In addition to the type of water scarcity, what makes the assessment complex is the type of water itself. Blue water i.e. the water present in surface and groundwater reservoirs (Gain and Wada 2014), green water i.e., rainwater stored in the upper layers of the soil (Lee and Bae 2015), and grey water i.e. water required to assimilate the pollutants to keep the overall quality within usable limits (Yin and Xu 2020). Unlike blue water, green water is difficult to measure accurately as the transfer of water vapors from non-croplands to the atmosphere is not calculated while measuring evapotranspiration. The grey water requirement is calculated against the level of pollution.

Water scarcity indicators are essential to assess the extent of the problem. A thorough understanding of water scarcity helps formulate local, national, regional, and global policies aimed at effective management. Water scarcity indicators serve this need by pointing out the type and severity of water scarcity and identifying the areas to be addressed. These indicators are supposed to assess the supply-demand gap and management plans are framed based on these assessments. Hence, they serve as a bridge between science and policy and enable decision-makers to make information-based decisions.

The literature reveals that none of the 150 + water scarcity indicators developed so far, based on various approaches is holistic enough to encompass all facets of water scarcity (UNESCO World Water Assessment Programme (WWAP) 2003; Vörösmarty et al. 2005). The indicators based on resource availability ignore socioeconomic aspects, while those based on human water requirements overlook the quality-induced water scarcity. Some do not add green and grey water to the equation, while some ignore EFR defined as the quantity, quality and timing of flows required for sustaining river ecosystems and human livelihoods. The measurements made by different indicators can present contradicting results and mislead public opinion and decision-making by creating a false sense of security or insecurity. Therefore, water scarcity indicators were termed “deception of numbers” in the literature (Savenije 2000).

Previous reviews of water scarcity indicators can be classified into three categories: (i) comprised of critiques pointing out basic flaws in indicators. Previous studies identified several inconsistencies related to the application and meaningfulness of the water scarcity indicators (Savenije 2000; Chenoweth 2008; Serrano et al. 2016; Damkjaer and Taylor 2017); (2) one specific class of indicators has been reviewed. For example, Schyns et al. (2015) reviewed green water scarcity indicators, Molle and Mollinga (2003) analyzed water poverty indicators, and Hoekstra (2017) appraised water footprint assessments; (3) indicators have been selected from various classes and reviews have been carried out for their strengths, shortcomings, and usage (Plummer et al. 2012; Norman et al. 2013; De Grosbois and Plummer 2015; Pedro-Monzonís et al. 2015; Haak and Pagilla 2020).
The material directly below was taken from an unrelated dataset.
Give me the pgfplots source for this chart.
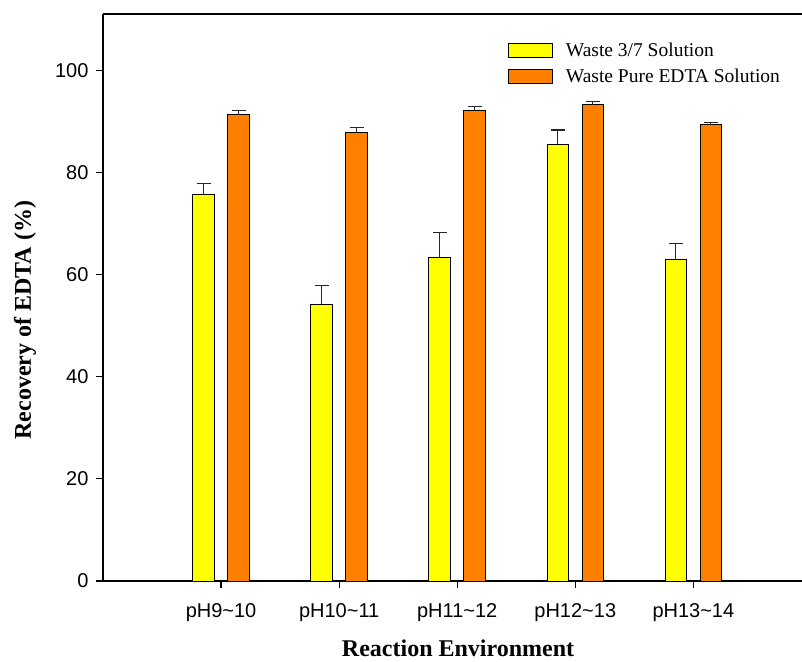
\documentclass[border=0pt]{standalone}
\usepackage{fontspec}
\setmainfont{Liberation Serif}
\setsansfont{Liberation Sans}
\usepackage{pgfplots}
\pgfplotsset{compat=1.18}
\usetikzlibrary{calc}
\definecolor{yel}{RGB}{255,255,0}
\definecolor{org}{RGB}{255,128,0}
\begin{document}
\begin{tikzpicture}
\begin{axis}[name=ax, scale only axis, width=699pt, height=567pt,
  xmin=0, xmax=5.92, ymin=0, ymax=111,
  axis lines*=left, axis line style={line width=1.2pt, black},
  clip=false,
  ybar, bar width=21.5pt,
  xtick={1,2,3,4,5},
  xticklabels={pH9\textasciitilde10, pH10\textasciitilde11, pH11\textasciitilde12, pH12\textasciitilde13, pH13\textasciitilde14},
  ytick={0,20,40,60,80,100},
  tick align=outside, major tick length=7pt,
  tick style={line width=1.2pt, black},
  /pgf/number format/assume math mode=true,
  ticklabel style={font=\fontsize{20}{24}\sffamily},
  xticklabel style={yshift=-12pt},
  yticklabel style={xshift=-4pt},
  xlabel={Reaction Environment},
  ylabel={Recovery of EDTA (\%)},
  xlabel style={font=\fontsize{24}{28}\selectfont\bfseries, at={(axis description cs:0.508,-0.134)}, anchor=base},
  ylabel style={font=\fontsize{24}{28}\selectfont\bfseries, at={(axis description cs:-0.1116,0.46)}, anchor=center, rotate=0},
  legend image code/.code={\draw[#1, line width=1pt] (0pt,-7pt) rectangle (44pt,7pt);},
  legend style={draw=none, fill=none, inner sep=0pt, font=\fontsize{19.5}{23}\selectfont,
     at={(rel axis cs:0.579,0.949)}, anchor=north west, row sep=11pt,
     nodes={inner sep=0pt}, /tikz/every even column/.append style={column sep=0pt}},
  legend cell align=left,
]
\addplot[fill=yel, draw=black, line width=1pt, bar shift=-17.5pt,
  error bars/.cd, y dir=plus, y explicit,
  error bar style={line width=1.2pt, black!85},
  error mark options={rotate=90, mark size=7pt, line width=1.2pt, black!85}]
coordinates {
(1,75.6) +- (0,2.2)
(2,54.2) +- (0,3.7)
(3,63.4) +- (0,4.9)
(4,85.5) +- (0,2.8)
(5,63.0) +- (0,3.0)
};
\addlegendentry{\hspace{13pt}Waste 3/7 Solution}
\addplot[fill=org, draw=black, line width=1pt, bar shift=17.5pt,
  error bars/.cd, y dir=plus, y explicit,
  error bar style={line width=1.2pt, black!85},
  error mark options={rotate=90, mark size=7pt, line width=1.2pt, black!85}]
coordinates {
(1,91.3) +- (0,0.8)
(2,87.8) +- (0,1.0)
(3,92.1) +- (0,0.8)
(4,93.2) +- (0,0.6)
(5,89.3) +- (0,0.4)
};
\addlegendentry{\hspace{13pt}Waste Pure EDTA Solution}
\draw[line width=1.2pt, black] (rel axis cs:0,1) -- (rel axis cs:1,1);
\end{axis}
\pgfresetboundingbox
\path ($(ax.south west)+(-103pt,-80pt)$) rectangle ($(ax.north east)+(0pt,14pt)$);
\end{tikzpicture}
\end{document}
In this article, we have compared 12 water scarcity indicators against 7 parameters of comparison, showing how these indicators miss certain areas and how they can be used collectively to supplement their deficiencies. Out of 12 indicators, 5 are the most widely used classical and 7 are promising holistic indicators. Some water scarcity hotspots have also been identified to show how different indicators yield different results.

2 Water Scarcity Indicators

2.1 Classical Indicators

Classical water scarcity indicators were developed soon after water scarcity became a pervasive concern in the 1980s. Most of these indicators have addressed one or more aspects of water scarcity with a sectoral approach.

2.1.1 Falkenmark’s Indicator

Falkenmark Indicator was the first indicator used on a national scale where requisite data is readily available (Brown et al. 2011). This index measures blue water availability and quantifies annual per capita water requirements. Its key strength, making it the most commonly used measure of water resources, is its ability to differentiate between climate-induced and anthropogenic water scarcity (Vörösmarty et al. 2005).

This indicator calculates water availability with the view that resources are fixed while the population is growing and draws a neo-Malthusian picture (Chenoweth 2008). A key limitation is its inability to take into account the water distribution and usage patterns of countries while overlooking the adaptive capacities of societies. For example, many Middle Eastern countries have managed to ensure food security by importing food from the global market amid acute in-house water scarcity (Allan 1997). Hence, the idea of the existence of a strong linkage between water resource availability and food security (Falkenmark et al. 1989) has been questioned. Also, it is insensitive to green water, quality-induced water scarcity, and EFR. Fig. 1 shows world map of water scarcity as per the Falkenmark Indicator.

Fig. 1
figure 1

(Source: University of Texas)

World Map of Water Scarcity as per the Falkenmark Indicator.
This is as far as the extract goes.